*Recorded data*
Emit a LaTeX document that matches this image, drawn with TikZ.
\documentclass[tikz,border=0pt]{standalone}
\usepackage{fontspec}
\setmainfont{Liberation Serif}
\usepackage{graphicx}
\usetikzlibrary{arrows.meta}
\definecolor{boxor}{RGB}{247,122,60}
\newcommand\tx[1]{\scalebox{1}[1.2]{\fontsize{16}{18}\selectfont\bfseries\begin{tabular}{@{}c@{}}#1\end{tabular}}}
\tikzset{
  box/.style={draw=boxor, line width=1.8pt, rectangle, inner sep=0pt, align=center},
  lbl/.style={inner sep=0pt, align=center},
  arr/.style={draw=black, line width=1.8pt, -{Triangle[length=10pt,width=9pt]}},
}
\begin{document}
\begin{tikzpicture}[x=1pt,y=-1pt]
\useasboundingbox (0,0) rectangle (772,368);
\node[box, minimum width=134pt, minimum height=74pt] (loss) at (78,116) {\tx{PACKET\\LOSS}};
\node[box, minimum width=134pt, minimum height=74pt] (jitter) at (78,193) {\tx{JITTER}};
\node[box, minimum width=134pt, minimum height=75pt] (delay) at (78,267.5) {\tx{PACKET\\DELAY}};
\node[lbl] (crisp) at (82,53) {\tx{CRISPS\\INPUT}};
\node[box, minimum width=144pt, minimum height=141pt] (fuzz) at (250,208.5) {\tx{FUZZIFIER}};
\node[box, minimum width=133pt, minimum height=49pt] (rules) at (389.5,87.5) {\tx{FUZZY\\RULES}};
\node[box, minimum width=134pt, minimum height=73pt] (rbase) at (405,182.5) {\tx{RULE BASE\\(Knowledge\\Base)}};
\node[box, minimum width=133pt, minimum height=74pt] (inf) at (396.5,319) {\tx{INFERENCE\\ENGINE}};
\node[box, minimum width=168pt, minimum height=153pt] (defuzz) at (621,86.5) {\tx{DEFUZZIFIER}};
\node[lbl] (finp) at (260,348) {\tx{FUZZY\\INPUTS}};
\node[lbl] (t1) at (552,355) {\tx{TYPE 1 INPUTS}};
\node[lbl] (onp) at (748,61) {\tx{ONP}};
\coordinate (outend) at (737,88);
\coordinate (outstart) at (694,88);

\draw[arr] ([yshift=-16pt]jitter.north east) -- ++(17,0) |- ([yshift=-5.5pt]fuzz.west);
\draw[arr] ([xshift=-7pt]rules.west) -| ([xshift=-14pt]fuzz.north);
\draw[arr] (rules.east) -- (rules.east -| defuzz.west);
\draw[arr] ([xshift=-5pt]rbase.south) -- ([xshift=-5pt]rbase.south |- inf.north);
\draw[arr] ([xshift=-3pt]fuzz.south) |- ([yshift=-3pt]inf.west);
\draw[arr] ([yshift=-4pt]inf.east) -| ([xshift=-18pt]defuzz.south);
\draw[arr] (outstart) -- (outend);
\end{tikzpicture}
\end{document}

...

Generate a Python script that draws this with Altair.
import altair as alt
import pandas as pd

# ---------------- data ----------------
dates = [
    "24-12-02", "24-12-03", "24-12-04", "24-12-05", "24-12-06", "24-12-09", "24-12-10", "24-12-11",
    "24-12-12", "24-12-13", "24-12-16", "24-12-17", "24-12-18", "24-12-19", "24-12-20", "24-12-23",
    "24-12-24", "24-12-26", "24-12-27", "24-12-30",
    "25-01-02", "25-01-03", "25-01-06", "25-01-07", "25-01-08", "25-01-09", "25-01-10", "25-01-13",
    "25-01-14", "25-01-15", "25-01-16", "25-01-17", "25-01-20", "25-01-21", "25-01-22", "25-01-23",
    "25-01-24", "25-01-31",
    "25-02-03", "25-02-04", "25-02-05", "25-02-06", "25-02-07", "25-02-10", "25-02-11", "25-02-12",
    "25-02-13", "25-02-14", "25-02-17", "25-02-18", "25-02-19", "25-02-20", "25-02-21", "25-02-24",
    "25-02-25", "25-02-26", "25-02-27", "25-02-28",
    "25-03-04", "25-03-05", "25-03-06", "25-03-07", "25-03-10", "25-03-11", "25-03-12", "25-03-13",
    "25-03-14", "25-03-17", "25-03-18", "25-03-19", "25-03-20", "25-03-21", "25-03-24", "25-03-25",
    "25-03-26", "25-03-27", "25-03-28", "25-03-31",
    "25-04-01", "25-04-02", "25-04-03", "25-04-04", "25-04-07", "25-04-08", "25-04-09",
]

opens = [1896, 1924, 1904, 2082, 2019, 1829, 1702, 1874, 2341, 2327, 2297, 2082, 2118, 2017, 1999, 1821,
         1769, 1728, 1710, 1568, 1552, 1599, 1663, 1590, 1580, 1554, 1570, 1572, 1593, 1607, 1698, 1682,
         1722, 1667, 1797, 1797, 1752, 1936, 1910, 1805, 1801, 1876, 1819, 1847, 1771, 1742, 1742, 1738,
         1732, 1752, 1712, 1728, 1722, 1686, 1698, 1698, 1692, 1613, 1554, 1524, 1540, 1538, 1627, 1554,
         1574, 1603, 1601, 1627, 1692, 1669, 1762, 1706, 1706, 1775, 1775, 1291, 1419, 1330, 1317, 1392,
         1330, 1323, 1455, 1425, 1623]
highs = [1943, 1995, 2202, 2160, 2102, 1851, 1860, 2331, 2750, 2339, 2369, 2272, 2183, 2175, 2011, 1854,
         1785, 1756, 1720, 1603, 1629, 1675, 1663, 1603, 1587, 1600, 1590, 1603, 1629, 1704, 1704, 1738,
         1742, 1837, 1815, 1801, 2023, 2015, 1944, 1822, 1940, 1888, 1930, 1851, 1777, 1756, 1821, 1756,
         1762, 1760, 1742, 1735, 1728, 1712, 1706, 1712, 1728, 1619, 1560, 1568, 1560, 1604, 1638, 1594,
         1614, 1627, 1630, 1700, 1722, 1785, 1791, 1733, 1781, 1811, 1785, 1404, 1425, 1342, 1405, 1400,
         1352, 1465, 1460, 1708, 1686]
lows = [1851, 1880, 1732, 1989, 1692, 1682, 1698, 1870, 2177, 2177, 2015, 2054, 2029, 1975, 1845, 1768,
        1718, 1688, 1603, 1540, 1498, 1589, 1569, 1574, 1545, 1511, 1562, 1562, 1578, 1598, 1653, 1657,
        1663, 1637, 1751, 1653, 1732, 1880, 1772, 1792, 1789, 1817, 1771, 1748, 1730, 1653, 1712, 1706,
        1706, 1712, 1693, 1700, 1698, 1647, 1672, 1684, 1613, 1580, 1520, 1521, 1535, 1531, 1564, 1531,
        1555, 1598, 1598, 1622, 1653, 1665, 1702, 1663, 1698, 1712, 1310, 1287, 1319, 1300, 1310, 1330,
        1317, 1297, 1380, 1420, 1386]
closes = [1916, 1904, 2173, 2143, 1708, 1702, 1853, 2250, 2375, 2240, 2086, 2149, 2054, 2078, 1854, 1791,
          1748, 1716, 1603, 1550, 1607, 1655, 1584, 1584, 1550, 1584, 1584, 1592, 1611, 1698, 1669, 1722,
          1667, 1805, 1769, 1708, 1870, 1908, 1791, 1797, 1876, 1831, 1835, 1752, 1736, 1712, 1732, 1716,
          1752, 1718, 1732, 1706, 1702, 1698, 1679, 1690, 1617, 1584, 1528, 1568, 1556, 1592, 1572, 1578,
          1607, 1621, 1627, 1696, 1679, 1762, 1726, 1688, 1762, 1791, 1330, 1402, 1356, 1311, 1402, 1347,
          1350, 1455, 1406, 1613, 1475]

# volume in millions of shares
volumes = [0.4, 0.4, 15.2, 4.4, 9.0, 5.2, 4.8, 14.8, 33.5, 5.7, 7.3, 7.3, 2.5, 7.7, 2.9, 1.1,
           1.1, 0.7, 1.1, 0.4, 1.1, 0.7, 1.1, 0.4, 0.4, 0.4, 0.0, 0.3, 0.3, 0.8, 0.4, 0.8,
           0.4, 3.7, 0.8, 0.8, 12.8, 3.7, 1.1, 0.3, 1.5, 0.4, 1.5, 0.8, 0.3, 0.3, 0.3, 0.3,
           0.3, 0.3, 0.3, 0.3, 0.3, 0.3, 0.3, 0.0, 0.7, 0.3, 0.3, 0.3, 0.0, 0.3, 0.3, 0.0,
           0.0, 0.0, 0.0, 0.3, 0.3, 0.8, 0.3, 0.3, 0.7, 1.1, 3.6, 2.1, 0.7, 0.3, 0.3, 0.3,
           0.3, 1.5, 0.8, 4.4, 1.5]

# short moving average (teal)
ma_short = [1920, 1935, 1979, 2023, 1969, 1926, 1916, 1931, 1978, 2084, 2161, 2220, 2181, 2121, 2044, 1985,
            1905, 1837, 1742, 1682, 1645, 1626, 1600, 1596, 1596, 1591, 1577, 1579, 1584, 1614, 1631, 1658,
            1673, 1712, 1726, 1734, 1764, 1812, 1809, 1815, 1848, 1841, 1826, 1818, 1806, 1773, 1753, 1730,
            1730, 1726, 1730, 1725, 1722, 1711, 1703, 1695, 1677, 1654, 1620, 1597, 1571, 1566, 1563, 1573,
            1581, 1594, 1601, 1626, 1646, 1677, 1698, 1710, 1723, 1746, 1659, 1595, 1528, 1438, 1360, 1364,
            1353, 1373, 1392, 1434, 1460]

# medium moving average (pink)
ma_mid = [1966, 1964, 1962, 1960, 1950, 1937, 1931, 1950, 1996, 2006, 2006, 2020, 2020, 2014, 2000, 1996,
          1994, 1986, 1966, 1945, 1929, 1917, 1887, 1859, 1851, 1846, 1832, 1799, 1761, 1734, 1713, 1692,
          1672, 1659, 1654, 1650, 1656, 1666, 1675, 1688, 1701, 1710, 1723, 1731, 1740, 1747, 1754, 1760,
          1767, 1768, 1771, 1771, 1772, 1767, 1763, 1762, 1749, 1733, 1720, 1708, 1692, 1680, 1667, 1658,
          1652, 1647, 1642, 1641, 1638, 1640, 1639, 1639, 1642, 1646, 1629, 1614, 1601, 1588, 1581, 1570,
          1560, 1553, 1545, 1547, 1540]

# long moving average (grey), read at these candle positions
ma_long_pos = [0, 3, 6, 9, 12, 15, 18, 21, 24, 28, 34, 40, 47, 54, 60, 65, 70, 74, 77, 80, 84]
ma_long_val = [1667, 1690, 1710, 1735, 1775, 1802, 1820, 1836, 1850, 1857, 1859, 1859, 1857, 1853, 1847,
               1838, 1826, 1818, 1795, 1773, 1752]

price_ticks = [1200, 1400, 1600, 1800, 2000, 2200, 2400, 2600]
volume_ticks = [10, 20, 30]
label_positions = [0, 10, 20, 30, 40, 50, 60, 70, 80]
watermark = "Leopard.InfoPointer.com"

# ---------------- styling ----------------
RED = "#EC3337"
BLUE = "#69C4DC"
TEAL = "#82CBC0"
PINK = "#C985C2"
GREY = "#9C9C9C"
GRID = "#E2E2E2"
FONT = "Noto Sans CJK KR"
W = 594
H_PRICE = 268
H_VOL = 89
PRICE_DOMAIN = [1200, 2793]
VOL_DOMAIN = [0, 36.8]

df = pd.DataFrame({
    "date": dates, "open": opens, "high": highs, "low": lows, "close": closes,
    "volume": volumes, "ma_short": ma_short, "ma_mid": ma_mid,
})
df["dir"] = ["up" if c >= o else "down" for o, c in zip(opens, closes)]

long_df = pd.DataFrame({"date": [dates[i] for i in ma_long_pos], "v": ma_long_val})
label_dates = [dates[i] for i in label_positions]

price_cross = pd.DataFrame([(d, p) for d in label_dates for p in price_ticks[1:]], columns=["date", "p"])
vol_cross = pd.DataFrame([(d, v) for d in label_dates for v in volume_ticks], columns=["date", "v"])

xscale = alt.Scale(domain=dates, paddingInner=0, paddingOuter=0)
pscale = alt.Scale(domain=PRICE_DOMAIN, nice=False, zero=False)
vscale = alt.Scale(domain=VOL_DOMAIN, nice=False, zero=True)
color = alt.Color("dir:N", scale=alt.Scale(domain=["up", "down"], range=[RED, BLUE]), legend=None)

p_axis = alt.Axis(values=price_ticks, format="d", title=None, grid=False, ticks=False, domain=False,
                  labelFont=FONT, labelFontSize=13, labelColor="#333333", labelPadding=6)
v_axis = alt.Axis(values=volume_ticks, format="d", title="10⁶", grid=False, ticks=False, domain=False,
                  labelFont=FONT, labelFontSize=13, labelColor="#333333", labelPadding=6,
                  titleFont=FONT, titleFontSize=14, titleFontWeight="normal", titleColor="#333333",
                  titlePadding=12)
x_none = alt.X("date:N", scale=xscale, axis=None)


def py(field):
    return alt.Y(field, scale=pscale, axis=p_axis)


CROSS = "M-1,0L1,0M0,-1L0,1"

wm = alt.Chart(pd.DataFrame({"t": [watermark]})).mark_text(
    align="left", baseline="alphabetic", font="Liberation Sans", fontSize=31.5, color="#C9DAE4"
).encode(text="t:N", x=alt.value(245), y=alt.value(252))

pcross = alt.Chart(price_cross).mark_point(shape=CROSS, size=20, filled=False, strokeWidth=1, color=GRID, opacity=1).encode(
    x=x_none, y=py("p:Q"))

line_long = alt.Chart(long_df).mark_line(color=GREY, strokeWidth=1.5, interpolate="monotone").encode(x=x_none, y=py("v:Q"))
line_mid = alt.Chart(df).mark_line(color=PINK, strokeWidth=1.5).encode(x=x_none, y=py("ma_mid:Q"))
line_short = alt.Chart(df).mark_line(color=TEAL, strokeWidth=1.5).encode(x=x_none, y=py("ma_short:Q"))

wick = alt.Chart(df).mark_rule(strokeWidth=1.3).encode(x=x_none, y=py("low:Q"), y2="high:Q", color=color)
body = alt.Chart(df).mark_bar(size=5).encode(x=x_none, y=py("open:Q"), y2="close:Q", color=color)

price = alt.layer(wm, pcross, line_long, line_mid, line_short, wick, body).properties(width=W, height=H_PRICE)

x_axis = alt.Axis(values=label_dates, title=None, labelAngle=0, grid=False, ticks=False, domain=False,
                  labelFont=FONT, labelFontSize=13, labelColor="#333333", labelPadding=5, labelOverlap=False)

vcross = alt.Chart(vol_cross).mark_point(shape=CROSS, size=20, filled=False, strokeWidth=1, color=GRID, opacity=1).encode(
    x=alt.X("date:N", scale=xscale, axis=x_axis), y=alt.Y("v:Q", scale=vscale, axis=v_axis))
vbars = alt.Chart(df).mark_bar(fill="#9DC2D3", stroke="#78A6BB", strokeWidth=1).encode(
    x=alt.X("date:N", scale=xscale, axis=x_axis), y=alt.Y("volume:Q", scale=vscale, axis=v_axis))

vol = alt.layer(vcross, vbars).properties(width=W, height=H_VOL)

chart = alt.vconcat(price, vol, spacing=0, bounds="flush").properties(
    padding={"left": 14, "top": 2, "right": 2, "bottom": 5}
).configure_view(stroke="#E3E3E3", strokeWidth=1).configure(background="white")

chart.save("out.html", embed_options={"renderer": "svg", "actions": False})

*Do this*
Reproduce only the lines from the one containing "Generate a Python" through the one containing "import pandas as pd", inclusive of both.

*Task result*
Generate a Python script that draws this with Altair.
import altair as alt
import pandas as pd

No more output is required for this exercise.